Fifteen months ago, Erdogan had already anticipated on television that he would turn the aforementioned prison, "a symbol of cruelty and torture", into a cultural center "to eliminate this nightmare from the memory of Diyarbakir".

This will not be the first time that the Turkish president has converted a prison. More than a decade ago, in Ankara, the Ulucanlar prison, where the writers Nâzim Hikmet and Yaşar Kemal were imprisoned, was already transformed into a museum.

Erdogan himself spent four months in jail in the late 1990s, when, as mayor of Istanbul, he read a textbook poem at a rally that read: "And the minarets shall be our bayonets."

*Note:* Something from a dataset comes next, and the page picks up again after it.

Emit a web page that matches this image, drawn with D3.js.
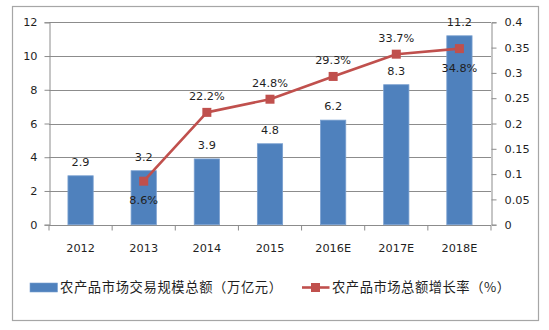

Needless to say, under Erdogan, the leader of the 1980 coup, General Kenan Evren, was tried and died under house arrest, as a private soldier.

Although the first coup dates back to 1960, when the conservative Prime Minister Adnan Menderes, whom Erdogan admires, was executed after a summary trial in Yassiada, opposite Istanbul.

This tiny island was reopened two years ago as the Island of Democracy and Freedom. Although its detractors have renamed it Cement Island, because not a single tree was left standing.